-- Written problem --
Pick out the lines containing "this".

-- The records --
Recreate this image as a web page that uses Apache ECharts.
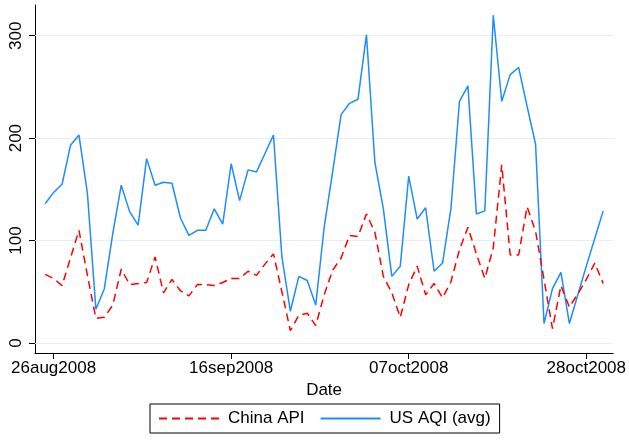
<!DOCTYPE html>
<html>
<head>
<meta charset="utf-8">
<script src="https://cdn.jsdelivr.net/npm/echarts@6/dist/echarts.min.js"></script>
<style>
  html, body { margin: 0; padding: 0; background: #ffffff; }
  #chart { width: 629px; height: 440px; }
</style>
</head>
<body>
<div id="chart"></div>
<script>
// Daily readings, 25 Aug 2008 through 30 Oct 2008
const firstDay = '2008-08-25';
const chinaAPI = [
  67, 63, 56, 83, 110, 66, 24, 25, 37, 72, 57, 58, 59, 84, 49, 62, 51, 46, 57, 57,
  56, 59, 63, 63, 70, 66, 77, 87, 50, 12, 27, 29, 17, 47, 71, 83, 105, 104, 126, 108,
  65, 49, 25, 57, 75, 47, 58, 44, 60, 91, 113, 87, 63, 93, 174, 86, 86, 133, 109, 62,
  14, 56, 35, 48, 62, 78, 58
];
const usAQI = [
  136, 147, 155, 193, 203, 146, 33, 53, 107, 154, 128, 115, 180, 154, 157, 156, 122, 105, 110, 110,
  131, 116, 175, 139, 169, 167, 185, 203, 84, 31, 65, 61, 37, 113, 167, 223, 234, 238, 301, 176,
  131, 65, 75, 163, 121, 132, 70, 78, 132, 236, 251, 126, 129, 320, 236, 262, 269, 231, 194, 19,
  53, 69, 19, 47, 75, 102, 129
];
const xTickDates = ['2008-08-26', '2008-09-16', '2008-10-07', '2008-10-28'];
const yTicks = [0, 100, 200, 300];

// x is measured in days since the first reading
const DAY = 86400000;
const monthNames = ['jan','feb','mar','apr','may','jun','jul','aug','sep','oct','nov','dec'];
function utc(s) {
  const p = s.split('-').map(Number);
  return Date.UTC(p[0], p[1] - 1, p[2]);
}
const t0 = utc(firstDay);
function dayIndex(s) { return Math.round((utc(s) - t0) / DAY); }
function stataDate(idx) {
  const d = new Date(t0 + idx * DAY);
  const dd = String(d.getUTCDate()).padStart(2, '0');
  return dd + monthNames[d.getUTCMonth()] + d.getUTCFullYear();
}

const chinaData = chinaAPI.map((v, i) => [i, v]);
const usData = usAQI.map((v, i) => [i, v]);
const xTicks = xTickDates.map(dayIndex);

const font = 'Liberation Sans, Arial, sans-serif';
const fs = 17;
const chart = echarts.init(document.getElementById('chart'), null, { renderer: 'canvas' });

chart.setOption({
  animation: false,
  backgroundColor: '#ffffff',
  grid: { left: 35, right: 13, top: 5, bottom: 87, containLabel: false },
  xAxis: {
    type: 'value',
    min: xTicks[0] - 2.2,
    max: xTicks[0] + 66.18,
    name: 'Date',
    nameLocation: 'middle',
    nameGap: 25,
    nameTextStyle: { color: '#000', fontSize: fs, fontFamily: font },
    axisLine: { show: true, onZero: false, lineStyle: { color: '#000', width: 1 } },
    axisTick: { show: true, length: 6, lineStyle: { color: '#000' }, customValues: xTicks },
    axisLabel: {
      color: '#000', fontSize: fs, fontFamily: font, margin: 7,
      customValues: xTicks,
      formatter: (v) => stataDate(v)
    },
    splitLine: { show: false }
  },
  yAxis: {
    type: 'value',
    min: -9.8,
    max: 330,
    axisLine: { show: true, onZero: false, lineStyle: { color: '#000', width: 1 } },
    axisTick: { show: true, length: 6, lineStyle: { color: '#000' }, customValues: yTicks },
    axisLabel: {
      color: '#000', fontSize: fs, fontFamily: font, rotate: 90, margin: 10,
      customValues: yTicks
    },
    splitLine: { show: false }
  },
  legend: {
    left: 150,
    top: 404,
    orient: 'horizontal',
    borderColor: '#000',
    borderWidth: 1,
    borderRadius: 0,
    padding: [6, 9, 6, 8],
    itemGap: 15,
    itemWidth: 60,
    itemHeight: 14,
    itemStyle: { opacity: 0 },
    textStyle: { color: '#000', fontSize: fs, fontFamily: font, padding: [0, 0, 0, 4] },
    data: ['China API', 'US AQI (avg)']
  },
  series: [
    {
      name: 'China API',
      type: 'line',
      data: chinaData,
      symbol: 'none',
      color: '#ff0000',
      lineStyle: { color: '#ff0000', width: 1.5, type: [8, 5] },
      z: 3,
      markLine: {
        silent: true,
        symbol: ['none', 'none'],
        label: { show: false },
        lineStyle: { color: '#e8eff2', width: 1.2, type: 'solid' },
        data: yTicks.map(v => ({ yAxis: v })),
        z: 1
      }
    },
    {
      name: 'US AQI (avg)',
      type: 'line',
      data: usData,
      symbol: 'none',
      color: '#1e8cff',
      lineStyle: { color: '#1e8cff', width: 1.5, type: 'solid' },
      z: 2
    }
  ]
});
</script>
</body>
</html>
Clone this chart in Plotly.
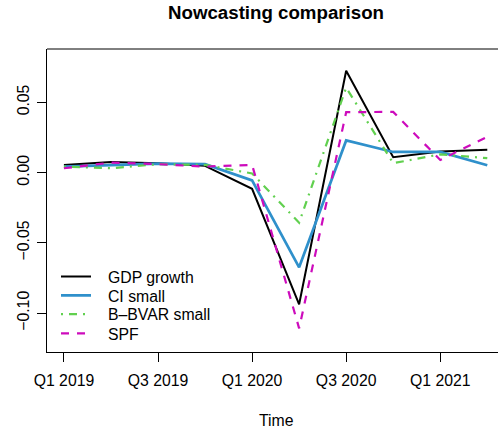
import numpy as np
import plotly.graph_objects as go

# Quarterly observations
quarters = ["Q1 2019", "Q2 2019", "Q3 2019", "Q4 2019", "Q1 2020",
            "Q2 2020", "Q3 2020", "Q4 2020", "Q1 2021", "Q2 2021"]

gdp_growth = [0.0055, 0.0076, 0.0067, 0.0048, -0.0115, -0.0937, 0.0725, 0.0110, 0.0150, 0.0163]
ci_small = [0.0043, 0.0055, 0.0064, 0.0060, -0.0055, -0.0674, 0.0229, 0.0147, 0.0147, 0.0052]
bbvar_small = [0.0043, 0.0031, 0.0060, 0.0055, -0.0006, -0.0356, 0.0605, 0.0067, 0.0130, 0.0103]
spf = [0.0031, 0.0071, 0.0060, 0.0043, 0.0055, -0.1108, 0.0430, 0.0432, 0.0090, 0.0255]

tick_labels = quarters[::2]

x = np.arange(1, len(quarters) + 1)
tick_pos = x[::2]

FONT = "Liberation Sans, Arial, Helvetica, sans-serif"
W, H = 498, 429
L, T, B = 47, 49, 77

series = [
    ("GDP growth", gdp_growth, "#000000", 2.0, "solid"),
    ("CI small", ci_small, "#2F90CB", 2.7, "solid"),
    ("B\u2013BVAR small", bbvar_small, "#61D04F", 2.2, "2px,6px,8px,6px"),
    ("SPF", spf, "#CD0BBC", 2.2, "8px,8px"),
]

fig = go.Figure()
legend_rows_px = [276.7, 295.7, 314.3, 333.7]
plot_h = H - T - B
for i, (name, vals, col, w, dash) in enumerate(series):
    lg = "legend" if i == 0 else f"legend{i + 1}"
    fig.add_trace(go.Scatter(
        x=x, y=vals, mode="lines", name="\u00a0\u00a0\u2009" + name,
        line=dict(color=col, width=w, dash=dash),
        legend=lg,
    ))

legend_common = dict(
    x=(61 - 5 - L) / (W - L), xanchor="left", yanchor="middle",
    bgcolor="rgba(0,0,0,0)", borderwidth=0,
    font=dict(family=FONT, size=15.8, color="#000000"),
    itemwidth=30,
)
legends = {}
for i, ypx in enumerate(legend_rows_px):
    key = "legend" if i == 0 else f"legend{i + 1}"
    legends[key] = dict(legend_common, y=(H - B - ypx) / plot_h)

fig.update_layout(
    width=W, height=H,
    margin=dict(l=L, r=0, t=T, b=B, pad=0),
    paper_bgcolor="white", plot_bgcolor="white",
    showlegend=True,
    title=dict(text="<b>Nowcasting comparison</b>", x=276 / W, xanchor="center",
               xref="container", y=1 - 12 / H, yanchor="middle", yref="container",
               font=dict(family=FONT, size=18.7, color="#000000")),
    xaxis=dict(
        range=[0.64, 0.64 + (W - L) / 47.04],
        tickvals=tick_pos, ticktext=tick_labels,
        ticks="outside", ticklen=9, tickcolor="#000000", tickwidth=1,
        ticklabelstandoff=5,
        showline=True, linecolor="#000000", linewidth=1, mirror=False,
        showgrid=False, zeroline=False,
        tickfont=dict(family=FONT, size=15.8, color="#000000"),
    ),
    yaxis=dict(
        range=[-0.12764, 0.08796],
        tickvals=[-0.10, -0.05, 0.00, 0.05], tickformat=".2f",
        ticks="outside", ticklen=9, tickcolor="#000000", tickwidth=1,
        tickangle=-90, ticklabelstandoff=2,
        showline=True, linecolor="#000000", linewidth=1, mirror=False,
        showgrid=False, zeroline=False,
        tickfont=dict(family=FONT, size=15.8, color="#000000"),
    ),
    shapes=[dict(type="line", xref="paper", yref="paper", x0=0, x1=1, y0=1, y1=1,
                 line=dict(color="#000000", width=1))],
    annotations=[dict(text="Time", xref="paper", yref="paper",
                      x=(276 - L) / (W - L), y=(H - B - 420) / plot_h,
                      xanchor="center", yanchor="middle", showarrow=False,
                      font=dict(family=FONT, size=15.8, color="#000000"))],
    **legends,
)

fig.write_html("out.html")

-- Final result --
Recreate this image as a web page that uses Apache ECharts.
Clone this chart in Plotly.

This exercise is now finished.